Gas flaring in the Baba Gurgur oil field in northern Iraq (Photograph by Hardy/Flickr)

As Iraq’s Oil Boom Progresses, So Does Gas Flaring

September 25, 2012
4 min read

Iraq’s oil production reached 3.2 million barrels per day (mbpd) this past August – nearly 1 mbpd more than it was a year ago. That growth is set to continue: Iraq, home to the world’s fourth largest proven petroleum reserves, plans to ramp up production to 10 mbpd in six years. Given that 95 percent of Iraq’s state revenue comes from oil, that industry is key to the nation’s post-war rebuilding.

However, the flip side of Iraq’s growing oil output has been a nearly uncontrolled burning of “associated gas,” which is raw natural gas released as a by-product of petroleum extraction. Natural gas is often found in oil wells, where it is either dissolved in crude oil or exists separately in a form of a cap on top of the oil.

Unless it can be captured and used for commercial purposes, associated gas is burned off upon reaching an oil well surface, or it can be directly vented into the atmosphere without burning. Because methane is a key component of associated gas, venting of gas deposits large volumes of methane into the atmosphere, while burning it releases carbon dioxide. Thus, gas flaring is a source of greenhouse emissions and also carries the cost of wasting a valuable energy resource and degrading air quality.

Iraq currently ranks among the world’s top five flaring countries, according to the World Bank. As the second largest producer of oil in OPEC, Iraq flared around 9 billion cubic meters of associated gas in 2011. According to some estimates, the southern oil fields of Rumaila, West Qurna and Zubair account for over 25 million cubic meters of gas per day.

The World Bank says that the gas flared in Iraq, which amounts to $5 million per day in lost energy, would be sufficient to cover all of the country’s electricity demand. Faced with electricity supplies available only a few hours a day and with shortages of clean cooking fuels, Iraq’s flaring of associated gas is a colossal waste of a precious resource. In fact, flared gas would be sufficient to cover all of Iraq’s electricity demand.

The practice of burning gas is a matter not only of energy use, but also of public health and the environment. Residents who live near oil fields have complained of asthma, irritated skin and other problems.  Aside from methane, flaring gas produces nitrogen oxide, sulfur dioxide, and other emissions that can affect vegetation and watershed.

The natural gas sector in Iraq lags behind its well-developed oil industry and, thus far, attempts to capture associated gas have been limited. Last year, Iraq’s Basrah Gas signed a landmark agreement with Royal Dutch Shell* and Mitsubishi to capture associated natural gas from southern oilfields and use it to fuel power stations and as feedstock for the petrochemical industry of this war-torn nation. The project aims to harness 2 billion cubic feet per day of natural gas by 2017.

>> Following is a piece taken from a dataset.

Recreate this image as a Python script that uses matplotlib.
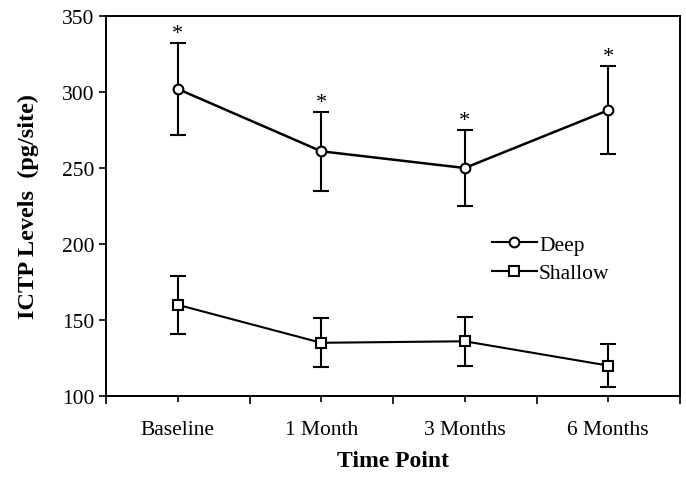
import numpy as np
import matplotlib
matplotlib.use("Agg")
import matplotlib.pyplot as plt
from matplotlib.lines import Line2D
from matplotlib.ticker import FixedLocator, MultipleLocator

# === Data ===
time_points = ["Baseline", "1 Month", "3 Months", "6 Months"]
deep_mean = [302, 261, 250, 288]
deep_err = [30, 26, 25, 29]
shallow_mean = [160, 135, 136, 120]
shallow_err = [19, 16, 16, 14]
deep_signif = [True, True, True, True]

plt.rcParams["font.family"] = ["Liberation Serif", "DejaVu Serif"]

fig = plt.figure(figsize=(6.86, 4.85), dpi=100)
ax = fig.add_axes([106 / 686, 1 - 397 / 485, 574 / 686, 380 / 485])

x = np.arange(len(time_points))

deep_style = dict(color="black", marker="o", ms=7, mfc="white", mec="black", mew=1.5)
shallow_style = dict(color="black", marker="s", ms=6.5, mfc="white", mec="black", mew=1.5)

ax.errorbar(x, deep_mean, yerr=deep_err, lw=1.8, capsize=6, capthick=1.5,
            elinewidth=1.5, **deep_style)
ax.errorbar(x, shallow_mean, yerr=shallow_err, lw=1.5, capsize=6, capthick=1.5,
            elinewidth=1.5, **shallow_style)

# significance stars above the deep error bars
for xi, m, e, s in zip(x, deep_mean, deep_err, deep_signif):
    if s:
        ax.annotate("*", (xi, m + e), xytext=(0, 0), textcoords="offset points",
                    ha="center", va="bottom", fontsize=16)

ax.set_xlim(-0.5, len(time_points) - 0.5)
ax.set_ylim(100, 350)
ax.yaxis.set_major_locator(MultipleLocator(50))

ax.set_xticks(x)
ax.set_xticklabels(time_points)
ax.xaxis.set_minor_locator(FixedLocator(np.arange(-0.5, len(time_points), 1.0)))
ax.tick_params(axis="x", which="major", direction="out", length=4, width=1.2,
               labelsize=15.5, pad=13)
ax.tick_params(axis="x", which="minor", direction="out", length=6, width=1.2)
ax.tick_params(axis="y", which="major", direction="out", length=5, width=1.2,
               labelsize=15.5)

for sp in ax.spines.values():
    sp.set_linewidth(1.4)

ax.set_xlabel("Time Point", fontsize=17, fontweight="bold", labelpad=8)
ax.set_ylabel("ICTP Levels  (pg/site)", fontsize=17.5, fontweight="bold", labelpad=16)

handles = [Line2D([], [], lw=1.5, **deep_style), Line2D([], [], lw=1.5, **shallow_style)]
ax.legend(handles, ["Deep", "Shallow"], loc="upper left",
          bbox_to_anchor=(0.672, 0.425), frameon=False, fontsize=15.5,
          handlelength=2.1, handletextpad=0.1, labelspacing=0.4,
          borderaxespad=0, borderpad=0)

fig.savefig("out.png", dpi=100)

This amount is just a small fraction of the gas flared in Iraq last year, however, and Iraq’s oil production stands to increase dramatically over the next two decades. With a glut of natural gas keeping prices down, Iraq has limited incentive to focus on the potential of capturing and exporting gas while its focus is on growing oil production. As Robert Lesnick of the World Bank has noted, “The savings from shifting from liquid fuels to gas for Iraq’s power generation is estimated at several billion dollars per year, but this benefit is less than one week’s increase in revenues from targeted incremental crude oil sales.”

According to the World Bank’s Global Gas Flaring Reduction partnership, Iraq has made flare reduction a priority in its energy policy and has launched a gas pricing study. Already, potential customers are waiting: Turkey and Jordan have reportedly expressed interest in gas imports from Iraq. It remains to be seen whether these developments will be enough to significantly reduce the amount of wasted natural gas now pouring into Iraq’s air.

*Shell is sponsor of The Great Energy Challenge. National Geographic maintains autonomy over content.